What is required:
Check every line of the material below for the string "this", and return the ones that have it.

===== Available records

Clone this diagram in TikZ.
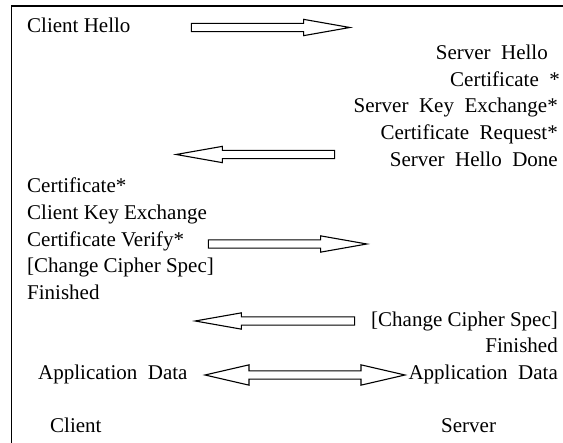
\documentclass[tikz,border=0pt]{standalone}
\usepackage{fontspec}
\setmainfont{Liberation Serif}
\usetikzlibrary{shapes.arrows}

\tikzset{
  msg/.style={inner sep=0pt, font=\fontsize{21}{25}\selectfont},
  wide/.style={msg, execute at begin node={\spaceskip=0.5em\relax}},
  flight/.style={single arrow, draw, line width=1.1pt, inner xsep=0pt,
    inner ysep=3.6pt, single arrow head extend=4pt,
    single arrow tip angle=20, minimum height=158.5pt, anchor=tip},
  back/.style={flight, shape border rotate=180},
  both/.style={double arrow, draw, line width=1.1pt, inner xsep=0pt,
    inner ysep=3.6pt, double arrow head extend=6pt,
    double arrow tip angle=26}
}

\begin{document}
\begin{tikzpicture}[x=1pt, y=-1pt]
    \useasboundingbox (0, 0) rectangle (563, 443);
    \draw [line width=1.6pt] (11.5, 443) -- (11.5, 6) -- (563, 6);

    \node [msg, anchor=base west] (hello) at (27, 33) {Client Hello};
    \node [flight] (flight1) at (353, 27.5) {};

    \node [wide, anchor=base east] (srvhello) at (548, 60) {Server Hello};
    \node [wide, anchor=base east] (cert) at (560, 86.5) {Certificate *};
    \node [wide, anchor=base east] (srvkex) at (558, 113) {Server Key Exchange*};
    \node [wide, anchor=base east] (certreq) at (558, 140) {Certificate Request*};
    \node [wide, anchor=base east] (hellodone) at (558, 166.5) {Server Hello Done};
    \node [back] (flight2) at (173, 154.5) {};

    \node [msg, anchor=base west] (clcert) at (27, 193) {Certificate*};
    \node [msg, anchor=base west] (clkex) at (27, 220) {Client Key Exchange};
    \node [msg, anchor=base west] (certvfy) at (27, 246.5) {Certificate Verify*};
    \node [msg, anchor=base west] (clccs) at (27, 273) {[Change Cipher Spec]};
    \node [msg, anchor=base west] (clfin) at (27, 300) {Finished};
    \node [flight] (flight3) at (370, 244) {};

    \node [msg, anchor=base east] (srvccs) at (558, 326.5) {[Change Cipher Spec]};
    \node [msg, anchor=base east] (srvfin) at (558, 353) {Finished};
    \node [back, minimum height=159.5pt] (flight4) at (192, 321) {};

    % application data flows both ways
    \node [wide, anchor=base west] (clapp) at (38, 380) {Application Data};
    \node [wide, anchor=base east] (srvapp) at (558, 380) {Application Data};
    \node [both, minimum height=200pt] (flight5) at (305, 375) {};

    \node [msg, anchor=base west] (client) at (50, 433) {Client};
    \node [msg, anchor=base west] (server) at (441, 433) {Server};
\end{tikzpicture}
\end{document}
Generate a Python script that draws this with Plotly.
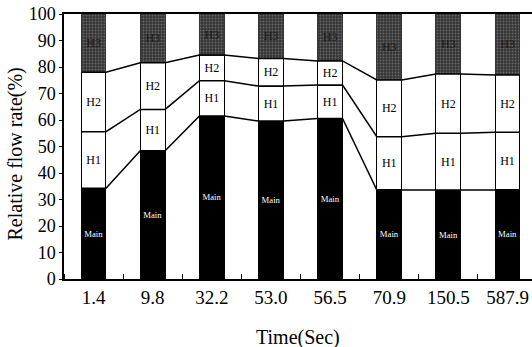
import plotly.graph_objects as go
import numpy as np

categories = ["1.4", "9.8", "32.2", "53.0", "56.5", "70.9", "150.5", "587.9"]
main_vals = [34.2, 48.4, 61.5, 59.6, 60.6, 33.6, 33.4, 33.6]
h1_vals = [21.4, 15.6, 13.3, 13.2, 12.6, 20.1, 21.6, 21.8]
h2_vals = [22.4, 17.6, 9.7, 10.4, 9.1, 21.4, 22.4, 21.6]
h3_vals = [22.0, 18.4, 15.5, 16.8, 17.7, 24.9, 22.6, 23.0]

x = list(range(len(categories)))
bw = 0.42
serif = "Liberation Serif"

fig = go.Figure()
fig.add_trace(go.Bar(x=x, y=main_vals, width=bw, name="Main",
                     marker=dict(color="black", line=dict(color="black", width=1)),
                     text=["Main"] * len(x), textposition="inside", insidetextanchor="middle",
                     textangle=0, insidetextfont=dict(family=serif, size=9, color="white")))
fig.add_trace(go.Bar(x=x, y=h1_vals, width=bw, name="H1",
                     marker=dict(color="white", line=dict(color="black", width=1)),
                     text=["H1"] * len(x), textposition="inside", insidetextanchor="middle",
                     textangle=0, insidetextfont=dict(family=serif, size=12, color="black")))
fig.add_trace(go.Bar(x=x, y=h2_vals, width=bw, name="H2",
                     marker=dict(color="white", line=dict(color="black", width=1)),
                     text=["H2"] * len(x), textposition="inside", insidetextanchor="middle",
                     textangle=0, insidetextfont=dict(family=serif, size=12, color="black")))
fig.add_trace(go.Bar(x=x, y=h3_vals, width=bw, name="H3",
                     marker=dict(color="#353535", line=dict(color="#353535", width=1),
                                 pattern=dict(shape=".", fgcolor="#9a9a9a", size=3, solidity=0.3)),
                     text=["H3"] * len(x), textposition="inside", insidetextanchor="middle",
                     textangle=0, insidetextfont=dict(family=serif, size=12, color="#1a1a1a")))

# connecting lines between segment boundaries
cum = np.cumsum(np.array([main_vals, h1_vals, h2_vals]), axis=0)
for row in cum:
    lx, ly = [], []
    for i, v in zip(x, row):
        lx += [i - bw / 2, i + bw / 2]
        ly += [v, v]
    fig.add_trace(go.Scatter(x=lx, y=ly, mode="lines", line=dict(color="black", width=1.5),
                             hoverinfo="skip", showlegend=False))

fig.update_layout(
    barmode="stack", width=532, height=347,
    margin=dict(l=64, r=0, t=14, b=68, autoexpand=False),
    plot_bgcolor="white", paper_bgcolor="white", showlegend=False,
    font=dict(family=serif, color="black"),
    annotations=[
        dict(text="Time(Sec)", xref="paper", yref="paper", x=0.5, y=-0.22,
             xanchor="center", yanchor="middle", showarrow=False,
             font=dict(family=serif, size=20, color="black")),
        dict(text="Relative flow rate(%)", xref="paper", yref="paper", x=-0.1015, y=0.4717,
             xanchor="center", yanchor="middle", textangle=-90, showarrow=False,
             font=dict(family=serif, size=20, color="black")),
    ],
)
fig.update_xaxes(range=[-0.5, 7.414], tickvals=x, ticktext=categories, ticks="",
                 tickfont=dict(family=serif, size=19), showline=True, linecolor="black",
                 linewidth=1.5, mirror=True, showgrid=False, zeroline=False, automargin=False,
                 minor=dict(tick0=0.5, dtick=1, ticks="inside", ticklen=5, tickcolor="black"))
fig.update_yaxes(range=[0, 100], dtick=10, ticks="outside", ticklen=3, tickcolor="black",
                 tickfont=dict(family=serif, size=18), showline=True, linecolor="black",
                 linewidth=1.5, showgrid=False, zeroline=False, automargin=False)

fig.write_html("out.html", config={"displayModeBar": False},
               post_script="document.body.style.margin='0px';")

==========

The response:
Clone this diagram in TikZ.
Generate a Python script that draws this with Plotly.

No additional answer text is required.